Com essa decisão, Lula, Dirceu, Vaccari e outros são libertados, mas o país não é o mesmo de quando Lula foi preso. Em abril de 2018, no momento da prisão de Lula, o país começava a corrida pela presidência que levaria Bolsonaro, o neoliberalismo e a extrema direita ao poder. Em um ano de governo, medidas que afetarão a vida política e econômica futura do país foram implementadas e não serão ou dificilmente serão revertidas. A perda de direitos impostas pela burguesia à classe média e à classe trabalhadora com apoio da larga maioria dos representantes do Congresso Nacional, que são integrantes dessa burguesia, altera profundamente a luta para reconquista do poder pela esquerda.
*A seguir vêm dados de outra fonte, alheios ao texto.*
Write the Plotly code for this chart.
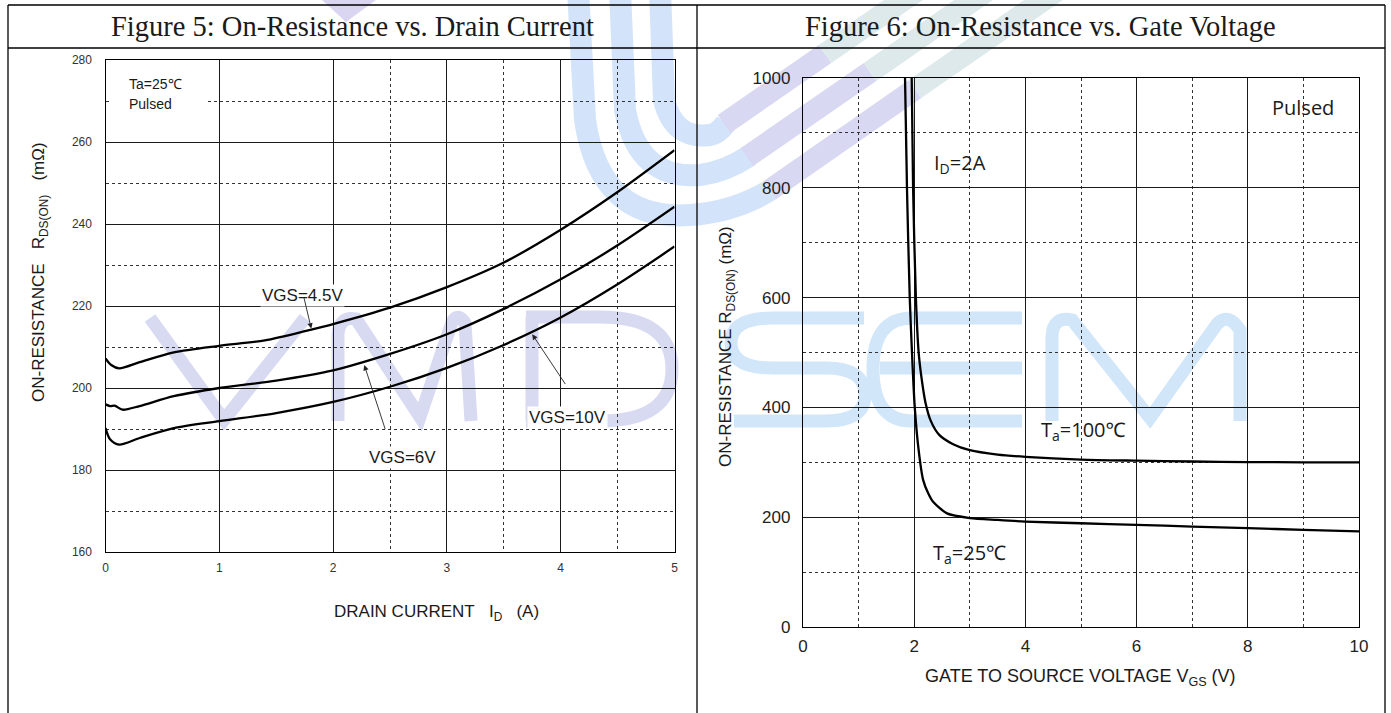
import plotly.graph_objects as go

W, H = 1391, 713

# ---------------- Figure 5 data: On-Resistance vs. Drain Current ----------------
id_vgs45 = [0, 0.05, 0.12, 0.3, 0.6, 1.0, 1.4, 1.8, 2.0, 2.5, 3.0, 3.5, 4.0, 4.5, 5.0]
r_vgs45 = [207.2, 205.6, 204.8, 206.3, 208.7, 210.3, 211.6, 214.2, 215.6, 219.6, 224.6, 230.6, 238.6, 247.8, 258.0]

id_vgs6 = [0, 0.04, 0.08, 0.15, 0.3, 0.6, 1.0, 1.5, 2.0, 2.5, 3.0, 3.5, 4.0, 4.5, 5.0]
r_vgs6 = [196.0, 195.6, 195.7, 194.7, 195.6, 198.0, 200.0, 201.8, 204.3, 208.3, 213.1, 219.3, 226.5, 234.8, 244.2]

id_vgs10 = [0, 0.04, 0.12, 0.3, 0.6, 1.0, 1.5, 2.0, 2.5, 3.0, 3.5, 4.0, 4.5, 5.0]
r_vgs10 = [190.2, 187.5, 186.2, 187.8, 190.2, 191.9, 193.9, 196.6, 200.3, 204.9, 210.5, 217.2, 225.3, 234.5]

fig5_xticks = [0, 1, 2, 3, 4, 5]
fig5_xminor = [2.5, 3.5, 4.5]
fig5_yticks = [160, 180, 200, 220, 240, 260, 280]
fig5_yminor = [170, 190, 210, 230, 250, 270]
fig5_labels = ["VGS=4.5V", "VGS=6V", "VGS=10V"]

# ---------------- Figure 6 data: On-Resistance vs. Gate Voltage ----------------
vgs_25 = [1.835, 1.87, 1.92, 1.96, 2.01, 2.08, 2.16, 2.25, 2.34, 2.59, 3.0, 3.5, 4.0, 5.0, 6.0, 7.0, 8.0, 9.0, 10.0]
r_25 = [1000, 800, 600, 500, 400, 322, 268, 244, 228, 207, 198.5, 195, 192, 189, 186, 183, 180, 177, 174]

vgs_100 = [1.955, 1.98, 2.03, 2.08, 2.13, 2.20, 2.30, 2.45, 2.70, 3.0, 3.5, 4.0, 5.0, 6.0, 7.0, 8.0, 9.0, 10.0]
r_100 = [1000, 800, 600, 500, 455, 410, 375, 350, 333, 322, 314, 310, 305, 303, 301.5, 300.5, 300, 300]

fig6_xticks = [0, 2, 4, 6, 8, 10]
fig6_xminor = [1, 3, 5, 7, 9]
fig6_yticks = [0, 200, 400, 600, 800, 1000]
fig6_yminor = [100, 300, 500, 700, 900]

SANS = "Liberation Sans, Arial, sans-serif"
OPEN = "Open Sans, Noto Sans, sans-serif"
SERIF = "Liberation Serif, Times New Roman, serif"
INK = "#1a1a1a"


def px(p):
    return p / W


def py(p):
    return 1 - p / H


def P(*segs):
    out = []
    for cmd, *pts in segs:
        if cmd == "Z":
            out.append("Z")
            continue
        out.append(cmd + " ".join(f"{px(x):.5f},{py(y):.5f}" for x, y in pts))
    return " ".join(out)


fig = go.Figure()
for xs, ys in [(id_vgs45, r_vgs45), (id_vgs6, r_vgs6), (id_vgs10, r_vgs10)]:
    fig.add_trace(go.Scatter(x=xs, y=ys, mode="lines",
                             line=dict(color="black", width=2.3, shape="spline", smoothing=0.8),
                             xaxis="x", yaxis="y", showlegend=False, hoverinfo="skip"))
for xs, ys in [(vgs_25, r_25), (vgs_100, r_100)]:
    fig.add_trace(go.Scatter(x=xs, y=ys, mode="lines",
                             line=dict(color="black", width=2.3, shape="spline", smoothing=0.7),
                             xaxis="x2", yaxis="y2", showlegend=False, hoverinfo="skip"))

axis_common = dict(showline=True, linecolor="black", linewidth=1.3, mirror=True,
                   showgrid=True, gridcolor="#1a1a1a", gridwidth=1, zeroline=False,
                   ticks="", fixedrange=True, automargin=False)


def minor(vals):
    return dict(tickmode="array", tickvals=vals, showgrid=True, gridcolor="#333",
                griddash="dot", gridwidth=1, ticks="")


fig.update_layout(
    xaxis=dict(axis_common, domain=[px(105.5), px(674.5)], range=[0, 5], tickmode="array",
               tickvals=fig5_xticks, minor=minor(fig5_xminor), anchor="y",
               tickfont=dict(size=12, family=SANS, color="#333"), ticklabelstandoff=4),
    yaxis=dict(axis_common, domain=[py(552), py(60)], range=[160, 280], tickmode="array",
               tickvals=fig5_yticks, minor=minor(fig5_yminor), anchor="x",
               tickfont=dict(size=12, family=SANS, color="#333"), ticklabelstandoff=10),
    xaxis2=dict(axis_common, domain=[px(803), px(1359)], range=[0, 10], tickmode="array",
                tickvals=fig6_xticks, minor=minor(fig6_xminor), anchor="y2",
                tickfont=dict(size=17, family=SANS, color="#222"), ticklabelstandoff=3),
    yaxis2=dict(axis_common, domain=[py(627), py(78)], range=[0, 1000], tickmode="array",
                tickvals=fig6_yticks, minor=minor(fig6_yminor), anchor="x2",
                tickfont=dict(size=17, family=SANS, color="#222"), ticklabelstandoff=8),
)

# ---------------- watermark / logo (decorative shapes, below the grid) ----------------
lav = "#d8daf2"
blu = "#d2e6fa"
shapes = []


def deco(path, color, width, fill="rgba(0,0,0,0)"):
    shapes.append(dict(type="path", path=path, xref="paper", yref="paper", layer="below",
                       line=dict(color=color, width=width), fillcolor=fill))


# letters V M D (lavender) and S E M (blue)
deco(P(("M", (150, 318)), ("L", (224, 420)), ("L", (305, 318))), lav, 13)
deco(P(("M", (338, 421)), ("L", (338, 335)), ("Q", (339, 316), (356, 319)), ("L", (420, 417)),
       ("L", (452, 322)), ("Q", (458, 312), (465, 323)), ("L", (471, 421))), lav, 13)
deco(P(("M", (532, 317)), ("L", (532, 421)), ("M", (526, 317)), ("L", (600, 317)),
       ("Q", (672, 317), (672, 369)), ("Q", (672, 421), (600, 421)), ("L", (526, 421))), lav, 13)
deco(P(("M", (864, 318)), ("L", (772, 318)), ("Q", (731, 318), (731, 343)), ("Q", (731, 368), (772, 368)),
       ("L", (826, 368)), ("Q", (865, 368), (865, 395)), ("Q", (865, 421), (826, 421)), ("L", (734, 421))), blu, 13)
deco(P(("M", (1022, 318)), ("L", (912, 318)), ("Q", (873, 318), (873, 369)), ("Q", (873, 421), (912, 421)),
       ("L", (1022, 421)), ("M", (880, 368)), ("L", (1022, 368))), blu, 13)
deco(P(("M", (1052, 421)), ("L", (1052, 336)), ("Q", (1053, 316), (1072, 320)), ("L", (1150, 418)),
       ("L", (1217, 324)), ("Q", (1228, 312), (1240, 330)), ("L", (1240, 421))), blu, 13)

# logo stripes: U-curve on the left, diagonal bands to the upper right
stripe_u = [
    P(("M", (578, -10)), ("L", (585, 120)), ("Q", (600, 222), (690, 215)), ("Q", (735, 212), (772, 189))),
    P(("M", (620, -10)), ("L", (625, 110)), ("Q", (638, 180), (700, 175)), ("Q", (725, 172), (749, 156))),
    P(("M", (660, -10)), ("L", (664, 100)), ("Q", (674, 140), (710, 135)), ("Q", (718, 134), (726, 123))),
]
stripe_d1 = [
    P(("M", (770, 190)), ("L", (915, 89))),
    P(("M", (747, 157)), ("L", (870, 72))),
    P(("M", (724, 124)), ("L", (825, 54))),
]
stripe_d2 = [
    P(("M", (915, 89)), ("L", (1058, -10))),
    P(("M", (870, 72)), ("L", (988, -10))),
    P(("M", (825, 54)), ("L", (918, -10))),
]
for p in stripe_u:
    deco(p, "#d3e4fa", 22)
for p in stripe_d1:
    deco(p, "#d8d8f2", 22)
for p in stripe_d2:
    deco(p, "#dde9ea", 22)
deco(P(("M", (322, 0)), ("L", (376, 0)), ("L", (346, 22)), ("Z",)), "rgba(0,0,0,0)", 0, fill="#dad6f2")

# white box behind the "Ta=25℃ / Pulsed" note
shapes.append(dict(type="rect", xref="paper", yref="paper", x0=px(110), x1=px(207), y0=py(116), y1=py(70),
                   line=dict(width=0), fillcolor="white", layer="above"))

# ---------------- table frame ----------------
frame = [
    (8, 5, 1385, 5), (8, 48, 1385, 48), (8, 5, 8, 713), (1385, 5, 1385, 713), (697, 5, 697, 713),
]
for x0, y0, x1, y1 in frame:
    shapes.append(dict(type="line", xref="paper", yref="paper", x0=px(x0), y0=py(y0), x1=px(x1), y1=py(y1),
                       line=dict(color="black", width=1.3), layer="above"))

ann = []


def paper_text(text, x, y, size, family, **kw):
    ann.append(dict(text=text, x=px(x), y=py(y), xref="paper", yref="paper", xanchor="center",
                    yanchor="middle", showarrow=False, font=dict(size=size, family=family, color=INK), **kw))


# titles
paper_text("Figure 5: On-Resistance vs. Drain Current", 352, 27, 28.5, SERIF)
paper_text("Figure 6: On-Resistance vs. Gate Voltage", 1040, 27, 28.5, SERIF)
# axis titles
nb = "\u00a0"
paper_text(f"ON-RESISTANCE{nb*3}R<sub>DS(ON)</sub>{nb*3}(mΩ)", 40, 272, 17, SANS, textangle=-90)
paper_text(f"DRAIN CURRENT{nb*3}I<sub>D</sub>{nb*3}(A)", 436, 613, 17, SANS)
paper_text("ON-RESISTANCE R<sub>DS(ON)</sub> (mΩ)", 727, 347, 17, SANS, textangle=-90)
paper_text("GATE TO SOURCE VOLTAGE V<sub>GS</sub> (V)", 1080, 677, 18, SANS)

# Figure 5 in-plot notes
for text, ypx in [("Ta=25℃", 84), ("Pulsed", 104)]:
    ann.append(dict(text=text, x=px(127), y=py(ypx), xref="paper", yref="paper", xanchor="left",
                    yanchor="middle", showarrow=False, font=dict(size=14, family=SANS, color=INK)))
label_pos = [(1.734, 222.6), (2.606, 183.0), (4.058, 192.7)]
arrow_head = [(1.808, 214.5), (2.274, 205.6), (3.75, 213.1)]
arrow_tail = [(1.74, 222.5), (2.462, 189.6), (4.049, 200.6)]
for lab, (lx, ly) in zip(fig5_labels, label_pos):
    ann.append(dict(text=lab, x=lx, y=ly, xref="x", yref="y", xanchor="center", yanchor="middle",
                    showarrow=False, bgcolor="white", borderpad=1,
                    font=dict(size=17, family=SANS, color=INK)))
for (hx, hy), (tx, ty) in zip(arrow_head, arrow_tail):
    ann.append(dict(text="", x=hx, y=hy, ax=tx, ay=ty, xref="x", yref="y", axref="x", ayref="y",
                    showarrow=True, arrowhead=2, arrowsize=1.2, arrowwidth=0.9, arrowcolor="#222",
                    standoff=0, startstandoff=0))

# Figure 6 in-plot notes
for text, x, y in [("Pulsed", 9.0, 947), ("I<sub>D</sub>=2A", 2.82, 845),
                   ("T<sub>a</sub>=100℃", 5.04, 358), ("T<sub>a</sub>=25℃", 3.0, 133)]:
    ann.append(dict(text=text, x=x, y=y, xref="x2", yref="y2", xanchor="center", yanchor="middle",
                    showarrow=False, font=dict(size=20, family=OPEN, color=INK)))

fig.update_layout(
    annotations=ann,
    shapes=shapes,
    width=W, height=H,
    autosize=False,
    margin=dict(l=0, r=0, t=0, b=0, pad=0),
    paper_bgcolor="white",
    plot_bgcolor="rgba(0,0,0,0)",
    font=dict(family=SANS, color=INK),
    showlegend=False,
)

fig.write_html("out.html", include_plotlyjs=True, config={"displayModeBar": False},
               post_script="document.body.style.margin='0px';document.documentElement.style.overflow='hidden';")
Em 2003, quando do primeiro governo Lula, a base social criada por Vargas há 80 anos ainda existia, a aposentadoria não havia sido cortada em quase 40%, aposentadorias por morte não haviam sido extintas, o pré sal não tinha sido descoberto e, depois de descoberto, não tinha sido vendido, a Lava Jato não existia, não convivíamos com o ódio ao PT e nem o centro político havia se bandeado para a extrema direita, portanto, o país não é o mesmo. As políticas de alianças com o centro que deram suporte aos governos petistas não existem mais, simplesmente porque esse centro não desejará formar novas alianças com a esquerda. Como formar alianças com um centro político que se aliou com a extrema direita neoliberal para aprovarem todas as medidas que retiraram direitos? Mesmo que essas alianças fossem possíveis, como explicar ao povo brasileiro alianças com o mesmo grupo que retirou direitos sem parecer traição, sem perder legitimidade e mais importante, sem perder o discurso de esquerda? Simplesmente passaremos adiante, como se nada houvesse acontecido nesses últimos dois anos? Qual o objetivo de um partido de esquerda sem a implantação de melhorias de condições de vida, sem melhorias nas relações trabalhistas, sem melhoria nos serviços públicos de educação e saúde?

Um partido de esquerda que não vislumbre esses objetivos não tem razão de existir e não há nenhum espaço, na conjuntura política do país, para qualquer aliança com a centro-direita ou somente o centro que retome a trajetória das bandeiras da esquerda e que cancele todas as medidas neoliberais que retiraram os direitos trabalhistas e previdenciários jogando todo o peso na reconstrução fiscal do país nas costas da classe trabalhadora e na classe média. Portanto, estamos sozinhos. Talvez não seja de todo ruim, pois seremos obrigados a refazer e construir o movimento e a luta em outras bases. Teremos que fazer o be a bá, organizar, organizar e não perder nossa legitimidade, nosso discurso e nossa razão de existir.

A história está cheia de exemplos de partidos de esquerda que desejaram um atalho, mas, às vezes, depois do atalho, vem o precipício.